## GIVEN EXERCISE:
Wherever the word "this" appears in the entries, copy the whole line.

## SUPPLIED MATERIAL:
>>
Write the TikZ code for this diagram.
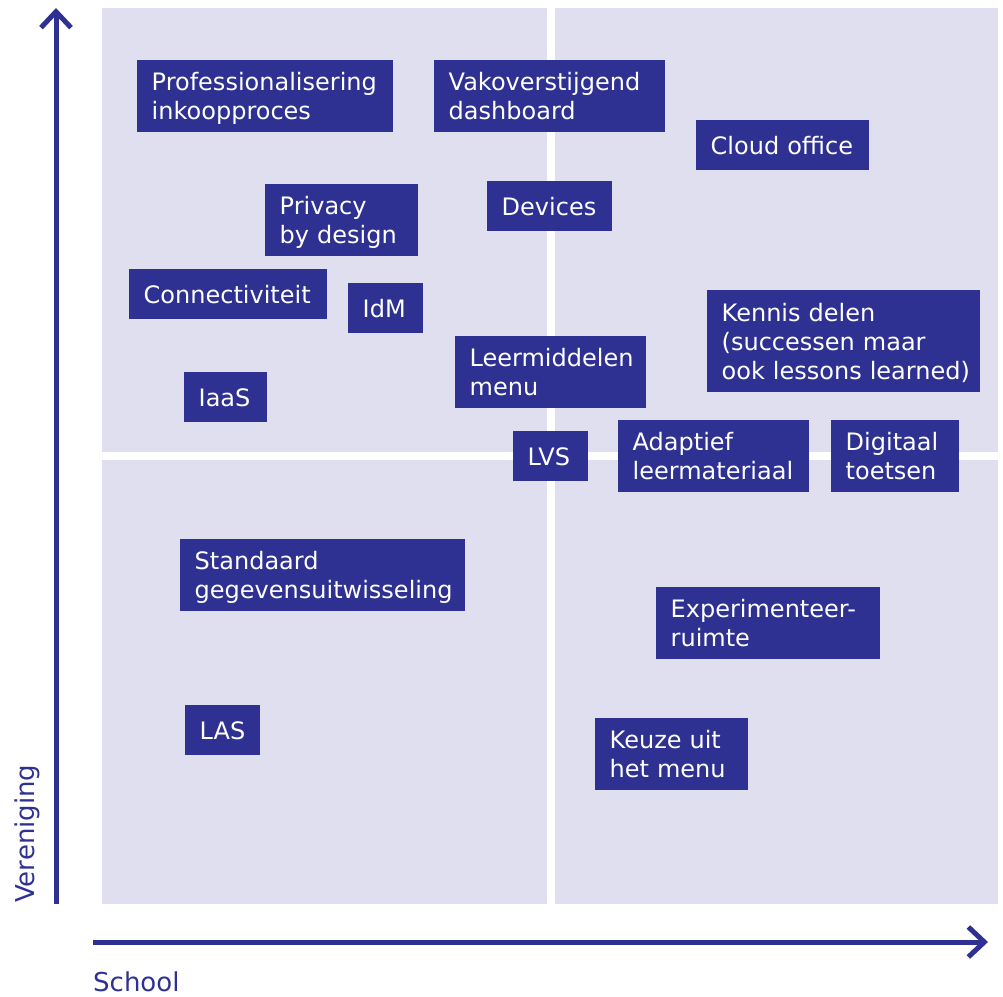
<<
>>
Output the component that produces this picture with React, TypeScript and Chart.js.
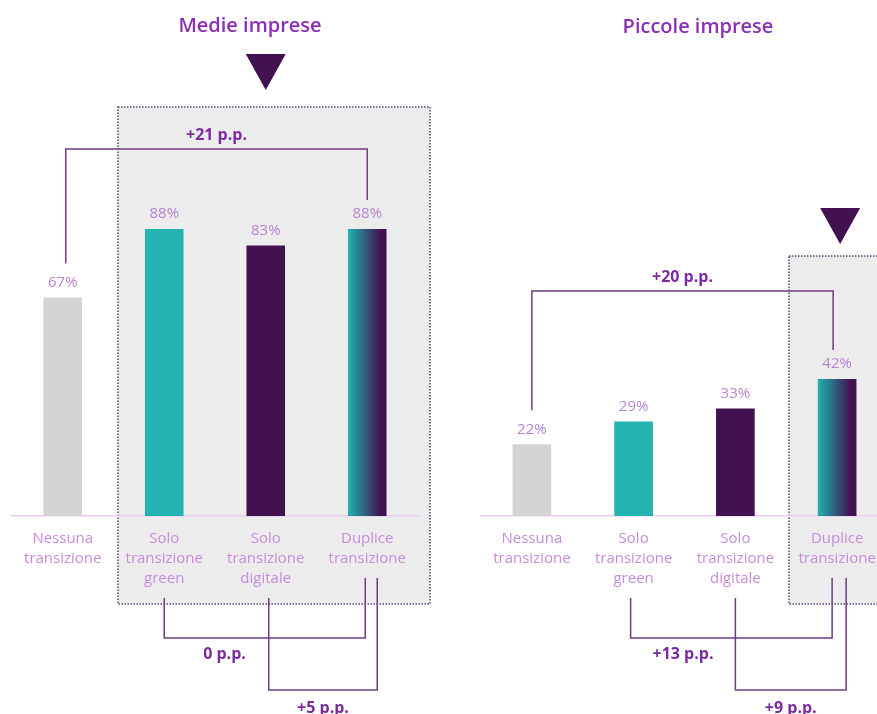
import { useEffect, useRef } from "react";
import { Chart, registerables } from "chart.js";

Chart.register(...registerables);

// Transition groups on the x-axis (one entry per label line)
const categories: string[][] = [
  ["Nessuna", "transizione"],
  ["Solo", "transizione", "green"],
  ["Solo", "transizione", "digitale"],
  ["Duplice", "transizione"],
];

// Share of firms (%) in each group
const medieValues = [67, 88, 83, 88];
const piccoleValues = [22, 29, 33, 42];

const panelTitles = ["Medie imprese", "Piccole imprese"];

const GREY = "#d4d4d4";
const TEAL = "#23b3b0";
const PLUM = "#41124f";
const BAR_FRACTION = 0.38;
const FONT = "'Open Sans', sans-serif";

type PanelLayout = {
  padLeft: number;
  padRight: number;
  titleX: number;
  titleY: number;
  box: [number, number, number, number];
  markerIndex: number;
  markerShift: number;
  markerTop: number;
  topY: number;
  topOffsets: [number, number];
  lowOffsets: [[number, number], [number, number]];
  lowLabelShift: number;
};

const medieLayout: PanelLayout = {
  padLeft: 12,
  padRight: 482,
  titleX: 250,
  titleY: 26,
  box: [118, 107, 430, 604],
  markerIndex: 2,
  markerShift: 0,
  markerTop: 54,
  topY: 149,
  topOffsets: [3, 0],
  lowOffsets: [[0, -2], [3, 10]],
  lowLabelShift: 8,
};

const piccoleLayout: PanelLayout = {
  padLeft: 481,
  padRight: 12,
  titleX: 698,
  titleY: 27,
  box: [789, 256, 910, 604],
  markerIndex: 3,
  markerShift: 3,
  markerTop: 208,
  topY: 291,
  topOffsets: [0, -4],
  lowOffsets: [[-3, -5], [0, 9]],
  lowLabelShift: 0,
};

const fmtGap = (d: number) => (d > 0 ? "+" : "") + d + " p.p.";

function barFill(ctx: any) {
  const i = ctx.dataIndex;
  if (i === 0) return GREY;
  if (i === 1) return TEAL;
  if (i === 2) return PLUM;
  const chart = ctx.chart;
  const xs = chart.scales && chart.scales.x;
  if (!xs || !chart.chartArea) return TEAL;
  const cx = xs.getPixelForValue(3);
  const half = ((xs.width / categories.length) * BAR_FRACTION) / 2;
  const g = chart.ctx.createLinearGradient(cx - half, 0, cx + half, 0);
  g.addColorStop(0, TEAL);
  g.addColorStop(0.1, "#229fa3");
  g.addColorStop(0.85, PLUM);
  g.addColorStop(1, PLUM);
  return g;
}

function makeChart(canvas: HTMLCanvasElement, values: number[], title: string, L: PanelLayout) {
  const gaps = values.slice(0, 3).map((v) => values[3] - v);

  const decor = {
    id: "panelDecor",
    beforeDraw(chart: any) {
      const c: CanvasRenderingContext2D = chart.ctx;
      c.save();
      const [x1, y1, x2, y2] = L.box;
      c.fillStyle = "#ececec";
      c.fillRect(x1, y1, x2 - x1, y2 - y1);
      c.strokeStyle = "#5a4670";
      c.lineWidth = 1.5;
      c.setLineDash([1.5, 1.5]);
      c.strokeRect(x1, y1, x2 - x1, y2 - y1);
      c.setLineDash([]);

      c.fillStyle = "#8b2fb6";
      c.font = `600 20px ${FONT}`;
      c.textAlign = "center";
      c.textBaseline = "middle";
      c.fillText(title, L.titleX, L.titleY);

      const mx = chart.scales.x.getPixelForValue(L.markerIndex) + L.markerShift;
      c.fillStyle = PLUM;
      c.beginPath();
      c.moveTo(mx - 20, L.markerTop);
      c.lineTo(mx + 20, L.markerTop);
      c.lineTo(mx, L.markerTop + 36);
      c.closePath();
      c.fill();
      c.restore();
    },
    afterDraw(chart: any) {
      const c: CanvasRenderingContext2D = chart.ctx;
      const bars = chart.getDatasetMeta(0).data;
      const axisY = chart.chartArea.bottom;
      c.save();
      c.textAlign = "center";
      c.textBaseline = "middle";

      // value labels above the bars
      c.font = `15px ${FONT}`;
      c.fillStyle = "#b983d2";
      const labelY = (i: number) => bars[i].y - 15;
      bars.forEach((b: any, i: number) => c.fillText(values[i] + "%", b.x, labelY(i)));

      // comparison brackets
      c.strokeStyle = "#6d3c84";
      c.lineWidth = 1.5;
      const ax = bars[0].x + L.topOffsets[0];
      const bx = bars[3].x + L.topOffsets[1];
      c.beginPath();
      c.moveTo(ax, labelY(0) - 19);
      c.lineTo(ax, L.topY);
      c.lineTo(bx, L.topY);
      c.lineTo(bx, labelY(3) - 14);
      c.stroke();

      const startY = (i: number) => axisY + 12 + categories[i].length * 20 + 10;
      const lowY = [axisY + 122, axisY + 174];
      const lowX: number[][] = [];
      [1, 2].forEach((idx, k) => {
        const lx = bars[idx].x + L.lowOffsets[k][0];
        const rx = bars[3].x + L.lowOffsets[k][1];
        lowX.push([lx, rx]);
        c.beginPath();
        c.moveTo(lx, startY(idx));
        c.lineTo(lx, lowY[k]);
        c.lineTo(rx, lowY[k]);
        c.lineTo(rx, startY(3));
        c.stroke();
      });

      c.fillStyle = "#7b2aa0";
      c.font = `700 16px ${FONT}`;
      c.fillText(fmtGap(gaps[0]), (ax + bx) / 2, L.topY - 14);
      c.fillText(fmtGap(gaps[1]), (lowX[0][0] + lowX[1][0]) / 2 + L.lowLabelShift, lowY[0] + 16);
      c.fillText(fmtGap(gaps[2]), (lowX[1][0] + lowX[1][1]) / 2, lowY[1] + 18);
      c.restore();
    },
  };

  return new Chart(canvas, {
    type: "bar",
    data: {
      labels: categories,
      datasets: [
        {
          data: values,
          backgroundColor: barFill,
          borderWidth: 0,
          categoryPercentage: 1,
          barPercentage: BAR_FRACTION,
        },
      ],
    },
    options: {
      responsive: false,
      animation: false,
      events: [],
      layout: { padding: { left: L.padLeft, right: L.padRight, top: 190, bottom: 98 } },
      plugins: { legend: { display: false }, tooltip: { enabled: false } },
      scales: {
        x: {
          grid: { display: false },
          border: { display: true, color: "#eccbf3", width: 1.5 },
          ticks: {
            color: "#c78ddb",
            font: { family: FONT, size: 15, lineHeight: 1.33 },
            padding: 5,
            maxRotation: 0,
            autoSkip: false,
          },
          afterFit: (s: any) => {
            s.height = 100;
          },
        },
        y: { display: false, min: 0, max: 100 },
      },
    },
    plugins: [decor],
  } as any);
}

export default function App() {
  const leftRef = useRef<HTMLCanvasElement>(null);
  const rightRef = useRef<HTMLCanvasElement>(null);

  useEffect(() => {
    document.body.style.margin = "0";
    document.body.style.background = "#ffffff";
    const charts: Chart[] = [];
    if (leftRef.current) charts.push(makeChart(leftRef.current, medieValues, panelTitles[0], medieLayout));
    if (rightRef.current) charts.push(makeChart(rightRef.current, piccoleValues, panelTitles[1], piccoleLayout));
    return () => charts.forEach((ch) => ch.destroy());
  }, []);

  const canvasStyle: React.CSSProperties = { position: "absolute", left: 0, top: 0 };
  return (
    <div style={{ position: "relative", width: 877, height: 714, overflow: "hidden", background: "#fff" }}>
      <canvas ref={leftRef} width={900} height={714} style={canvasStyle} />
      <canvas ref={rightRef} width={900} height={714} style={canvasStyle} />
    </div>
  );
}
<<
## RESPONSE TO THE EXERCISE:
Write the TikZ code for this diagram.
Output the component that produces this picture with React, TypeScript and Chart.js.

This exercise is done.